Vagabond
A captivating memoir of living on the streets along California’s Highway 1, for fans of Mistakes to Run With and Nearly Normal.
At twenty-one, Ceilidh Michelle was homeless, drifting through countercultural communities along California’s coast, from Venice Beach to Slab City to Big Sur. This restless and turbulent time began when she was sleeping on her sister’s couch in Vancouver and decided to become a yoga disciple in California. Denied entry at the US border in Washington state, and stuck overnight in the Greyhound station, her already shaky pilgrimage began to take another direction, away from the inward sanctuary of an ashram and toward the sea and light and noise of Venice Beach, and eventually up Highway 1 to the desert.

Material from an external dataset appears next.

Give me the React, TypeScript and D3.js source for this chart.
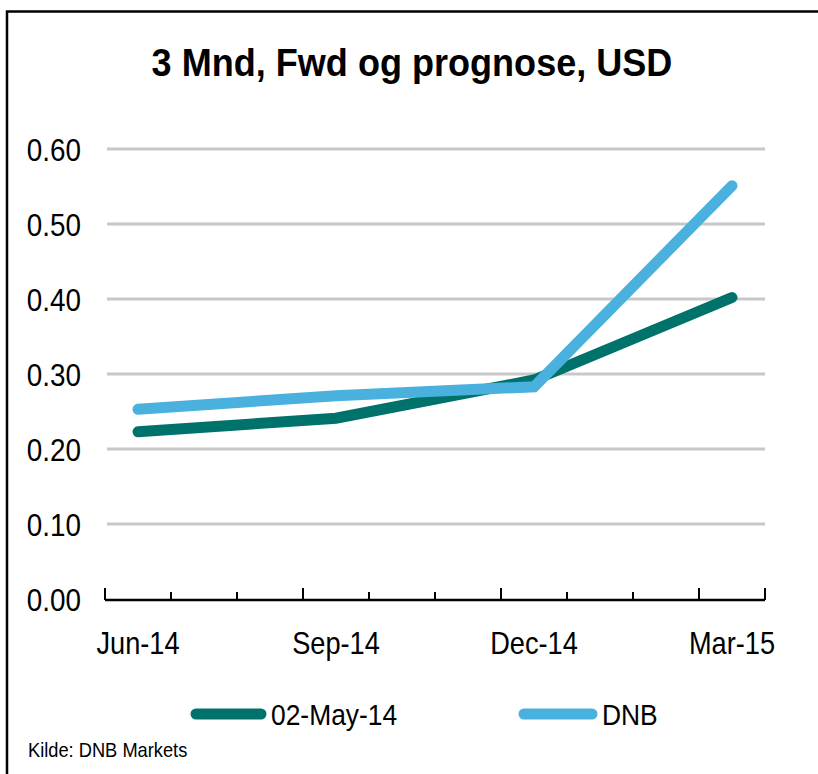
import React from 'react';
import * as d3 from 'd3';

const months = ['Jun-14', 'Jul-14', 'Aug-14', 'Sep-14', 'Oct-14', 'Nov-14', 'Dec-14', 'Jan-15', 'Feb-15', 'Mar-15'];
const pointMonths = ['Jun-14', 'Sep-14', 'Dec-14', 'Mar-15'];
const fwd = [0.223, 0.241, 0.292, 0.402];
const dnb = [0.253, 0.271, 0.283, 0.551];
const yTicks = [0, 0.1, 0.2, 0.3, 0.4, 0.5, 0.6];
const seriesNames = ['02-May-14', 'DNB'];

const W = 818;
const H = 774;
const FONT = '"Liberation Sans", Arial, sans-serif';
const GREEN = '#00726c';
const BLUE = '#4ab1df';

// narrow-looking text: squeeze horizontally
function Narrow(props: { x: number; y: number; sx: number; size: number; anchor?: string; dy?: string; bold?: boolean; children: React.ReactNode }) {
  return (
    <text
      transform={`translate(${props.x},${props.y}) scale(${props.sx},1)`}
      dy={props.dy}
      textAnchor={props.anchor || 'start'}
      fontFamily={FONT}
      fontWeight={props.bold ? 'bold' : 'normal'}
      fontSize={props.size}
    >
      {props.children}
    </text>
  );
}

export default function App() {
  const x = d3.scaleBand().domain(months).range([105, 765]).paddingInner(0).paddingOuter(0);
  const y = d3.scaleLinear().domain([0, 0.6]).range([599, 149]);
  const cx = (m: string) => (x(m) as number) + x.bandwidth() / 2;

  const line = d3
    .line<number>()
    .x((_, i) => cx(pointMonths[i]))
    .y((d) => y(d));

  const tickPos = d3.range(months.length + 1).map((i) => 105 + i * x.bandwidth());

  return (
    <svg width={W} height={H} style={{ position: 'absolute', left: 0, top: 0, background: '#fff' }}>
      {/* frame */}
      <path d={`M7,${H} V11.5 H${W}`} fill="none" stroke="#000" strokeWidth={2.5} />

      <Narrow x={412} y={76} sx={0.925} size={39} anchor="middle" bold>
        3 Mnd, Fwd og prognose, USD
      </Narrow>

      {/* grid */}
      {yTicks.filter((t) => t > 0).map((t) => (
        <line key={t} x1={107} x2={765} y1={y(t)} y2={y(t)} stroke="#c8c8c8" strokeWidth={3} />
      ))}

      {/* y labels */}
      {yTicks.map((t) => (
        <Narrow key={t} x={81} y={y(t)} dy="0.36em" sx={0.87} size={32} anchor="end">
          {t.toFixed(2)}
        </Narrow>
      ))}

      {/* lines */}
      <path d={line(fwd) || ''} fill="none" stroke={GREEN} strokeWidth={11} strokeLinecap="round" strokeLinejoin="miter" />
      <path d={line(dnb) || ''} fill="none" stroke={BLUE} strokeWidth={11} strokeLinecap="round" strokeLinejoin="miter" />

      {/* x axis */}
      <line x1={105} x2={765} y1={600} y2={600} stroke="#000" strokeWidth={2.5} />
      {tickPos.map((p, i) => {
        const major = i % 3 === 0 || i === months.length;
        return <line key={i} x1={p} x2={p} y1={600} y2={major ? 588 : 592} stroke="#000" strokeWidth={2} />;
      })}
      {pointMonths.map((m) => (
        <Narrow key={m} x={cx(m)} y={654} sx={0.85} size={32} anchor="middle">
          {m}
        </Narrow>
      ))}

      {/* legend */}
      <line x1={196} x2={261} y1={714} y2={714} stroke={GREEN} strokeWidth={11} strokeLinecap="round" />
      <Narrow x={271} y={725} sx={0.88} size={30}>{seriesNames[0]}</Narrow>
      <line x1={524} x2={592} y1={714} y2={714} stroke={BLUE} strokeWidth={11} strokeLinecap="round" />
      <Narrow x={602} y={725} sx={0.88} size={30}>{seriesNames[1]}</Narrow>

      <Narrow x={28} y={757} sx={0.87} size={21}>Kilde: DNB Markets</Narrow>
    </svg>
  );
}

Having spent much of her youth outrunning family turmoil, the peripatetic lifestyle once key to Michelle’s survival is now a habit she can’t or won’t break—unless it breaks her first. Sleeping in parking lots, camping out in abandoned beach cottages and mansions, she finds community, easy and fraught, with fellow travellers: musicians, veterans, ex-cons, addicts, drug dealers, artists and con artists. Still, dreams and fleeting notions of home fuel and shadow every encounter, haunting the places she stays, offering moments of both grace and violence.
Told with deadpan humour and insightful lyricism, Vagabond is an observant and at times shimmering narrative suspended between a traumatic past and an as yet unimagined future. Coursing through it is the story of an emergent writer just beginning to find sanctuary in her own creative instincts.